[BEGIN Information provided]

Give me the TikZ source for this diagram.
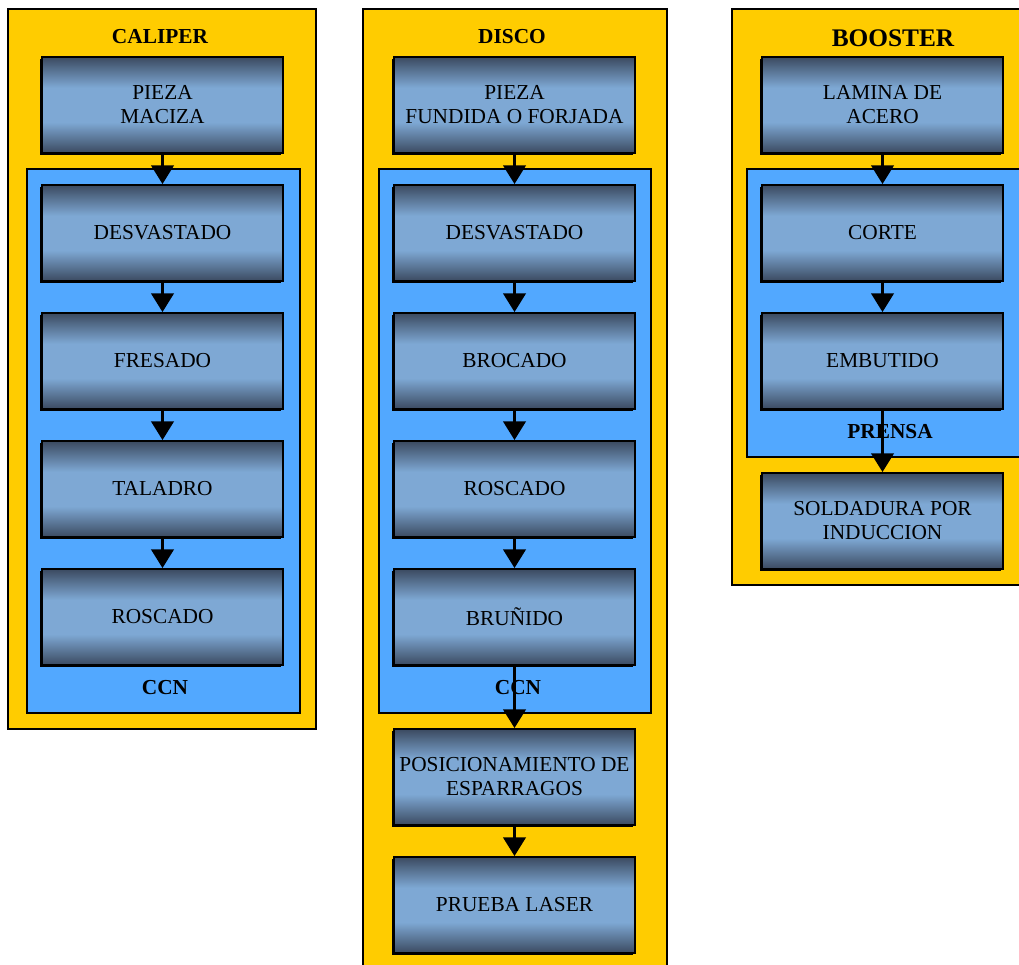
\documentclass[tikz,border=0pt]{standalone}
\usepackage{fontspec}
\setmainfont{Liberation Serif}
\usetikzlibrary{arrows.meta,shadows}

\definecolor{panelyellow}{HTML}{FFCC00}
\definecolor{groupblue}{HTML}{52A8FF}
\definecolor{stepdark}{HTML}{3B4A60}
\definecolor{steplight}{HTML}{7EA8D4}

% vertical steel gradient: dark edges, light band in the middle
\pgfdeclareverticalshading{steelband}{100bp}{
  color(0bp)=(stepdark); color(25bp)=(stepdark);
  color(41bp)=(steplight); color(59bp)=(steplight);
  color(75bp)=(stepdark); color(100bp)=(stepdark)}

\tikzset{
  panel/.style={draw=black, line width=1.5pt, fill=panelyellow},
  group/.style={draw=black, line width=1.5pt, fill=groupblue},
  stepbox/.style={rectangle, draw=black, line width=1.5pt,
    shading=steelband, minimum width=180.75pt, minimum height=72pt,
    inner sep=0pt, align=center, font=\fontsize{16}{18}\selectfont,
    general shadow={fill=black, shadow xshift=-1.5pt, shadow yshift=-1.5pt}},
  title/.style={font=\fontsize{16}{19}\selectfont\bfseries, inner sep=0pt},
  flow/.style={line width=1.6pt, -{Triangle[width=17pt,length=14pt]}}
}

\begin{document}
\begin{tikzpicture}[x=0.75pt, y=-0.75pt]
\useasboundingbox (0,0) rectangle (1019,964);
\fill[white] (0,0) rectangle (1019,964);

% ---------- CALIPER ----------
\draw[panel] (8,9) rectangle (316,729);
\draw[group] (27,169) rectangle (300,713);
\node[title] (tcal) at (160,37) {CALIPER};
\node[title] (ccn1) at (165,688) {CCN};
\node[stepbox] (c1) at (162.5,105) {PIEZA\\MACIZA};
\node[stepbox] (c2) at (162.5,233) {DESVASTADO};
\node[stepbox] (c3) at (162.5,361) {FRESADO};
\node[stepbox] (c4) at (162.5,489) {TALADRO};
\node[stepbox] (c5) at (162.5,617) {ROSCADO};
\draw[flow] (c1) -- (c2);
\draw[flow] (c2) -- (c3);
\draw[flow] (c3) -- (c4);
\draw[flow] (c4) -- (c5);

% ---------- DISCO ----------
\draw[panel] (363,9) rectangle (667,990);
\draw[group] (379,169) rectangle (651,713);
\node[title] (tdis) at (512,37) {DISCO};
\node[title] (ccn2) at (518,688) {CCN};
\node[stepbox] (d1) at (514.5,105) {PIEZA\\FUNDIDA O FORJADA};
\node[stepbox] (d2) at (514.5,233) {DESVASTADO};
\node[stepbox] (d3) at (514.5,361) {BROCADO};
\node[stepbox] (d4) at (514.5,489) {ROSCADO};
\node[stepbox] (d5) at (514.5,617) {BRUÑIDO};
\node[stepbox] (d6) at (514.5,777) {POSICIONAMIENTO DE\\ESPARRAGOS};
\node[stepbox] (d7) at (514.5,905) {PRUEBA LASER};
\draw[flow] (d1) -- (d2);
\draw[flow] (d2) -- (d3);
\draw[flow] (d3) -- (d4);
\draw[flow] (d4) -- (d5);
\draw[flow] (d5) -- (d6);
\draw[flow] (d6) -- (d7);

% ---------- BOOSTER ----------
\draw[panel] (732,9) rectangle (1030,585);
\draw[group] (747,169) rectangle (1030,457);
\node[title, font=\fontsize{19}{22}\selectfont\bfseries] (tboo) at (893,38) {BOOSTER};
\node[title] (prensa) at (890,432) {PRENSA};
\node[stepbox] (b1) at (882.5,105) {LAMINA DE\\ACERO};
\node[stepbox] (b2) at (882.5,233) {CORTE};
\node[stepbox] (b3) at (882.5,361) {EMBUTIDO};
\node[stepbox] (b4) at (882.5,521) {SOLDADURA POR\\INDUCCION};
\draw[flow] (b1) -- (b2);
\draw[flow] (b2) -- (b3);
\draw[flow] (b3) -- (b4);
\end{tikzpicture}
\end{document}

[END Information provided]

● Exercise requirements: Quote the data exactly, leaving every image out of the copy.

● Task answer:
Give me the TikZ source for this diagram.
\documentclass[tikz,border=0pt]{standalone}
\usepackage{fontspec}
\setmainfont{Liberation Serif}
\usetikzlibrary{arrows.meta,shadows}

\definecolor{panelyellow}{HTML}{FFCC00}
\definecolor{groupblue}{HTML}{52A8FF}
\definecolor{stepdark}{HTML}{3B4A60}
\definecolor{steplight}{HTML}{7EA8D4}

% vertical steel gradient: dark edges, light band in the middle
\pgfdeclareverticalshading{steelband}{100bp}{
  color(0bp)=(stepdark); color(25bp)=(stepdark);
  color(41bp)=(steplight); color(59bp)=(steplight);
  color(75bp)=(stepdark); color(100bp)=(stepdark)}

\tikzset{
  panel/.style={draw=black, line width=1.5pt, fill=panelyellow},
  group/.style={draw=black, line width=1.5pt, fill=groupblue},
  stepbox/.style={rectangle, draw=black, line width=1.5pt,
    shading=steelband, minimum width=180.75pt, minimum height=72pt,
    inner sep=0pt, align=center, font=\fontsize{16}{18}\selectfont,
    general shadow={fill=black, shadow xshift=-1.5pt, shadow yshift=-1.5pt}},
  title/.style={font=\fontsize{16}{19}\selectfont\bfseries, inner sep=0pt},
  flow/.style={line width=1.6pt, -{Triangle[width=17pt,length=14pt]}}
}

\begin{document}
\begin{tikzpicture}[x=0.75pt, y=-0.75pt]
\useasboundingbox (0,0) rectangle (1019,964);
\fill[white] (0,0) rectangle (1019,964);

% ---------- CALIPER ----------
\draw[panel] (8,9) rectangle (316,729);
\draw[group] (27,169) rectangle (300,713);
\node[title] (tcal) at (160,37) {CALIPER};
\node[title] (ccn1) at (165,688) {CCN};
\node[stepbox] (c1) at (162.5,105) {PIEZA\\MACIZA};
\node[stepbox] (c2) at (162.5,233) {DESVASTADO};
\node[stepbox] (c3) at (162.5,361) {FRESADO};
\node[stepbox] (c4) at (162.5,489) {TALADRO};
\node[stepbox] (c5) at (162.5,617) {ROSCADO};
\draw[flow] (c1) -- (c2);
\draw[flow] (c2) -- (c3);
\draw[flow] (c3) -- (c4);
\draw[flow] (c4) -- (c5);

% ---------- DISCO ----------
\draw[panel] (363,9) rectangle (667,990);
\draw[group] (379,169) rectangle (651,713);
\node[title] (tdis) at (512,37) {DISCO};
\node[title] (ccn2) at (518,688) {CCN};
\node[stepbox] (d1) at (514.5,105) {PIEZA\\FUNDIDA O FORJADA};
\node[stepbox] (d2) at (514.5,233) {DESVASTADO};
\node[stepbox] (d3) at (514.5,361) {BROCADO};
\node[stepbox] (d4) at (514.5,489) {ROSCADO};
\node[stepbox] (d5) at (514.5,617) {BRUÑIDO};
\node[stepbox] (d6) at (514.5,777) {POSICIONAMIENTO DE\\ESPARRAGOS};
\node[stepbox] (d7) at (514.5,905) {PRUEBA LASER};
\draw[flow] (d1) -- (d2);
\draw[flow] (d2) -- (d3);
\draw[flow] (d3) -- (d4);
\draw[flow] (d4) -- (d5);
\draw[flow] (d5) -- (d6);
\draw[flow] (d6) -- (d7);

% ---------- BOOSTER ----------
\draw[panel] (732,9) rectangle (1030,585);
\draw[group] (747,169) rectangle (1030,457);
\node[title, font=\fontsize{19}{22}\selectfont\bfseries] (tboo) at (893,38) {BOOSTER};
\node[title] (prensa) at (890,432) {PRENSA};
\node[stepbox] (b1) at (882.5,105) {LAMINA DE\\ACERO};
\node[stepbox] (b2) at (882.5,233) {CORTE};
\node[stepbox] (b3) at (882.5,361) {EMBUTIDO};
\node[stepbox] (b4) at (882.5,521) {SOLDADURA POR\\INDUCCION};
\draw[flow] (b1) -- (b2);
\draw[flow] (b2) -- (b3);
\draw[flow] (b3) -- (b4);
\end{tikzpicture}
\end{document}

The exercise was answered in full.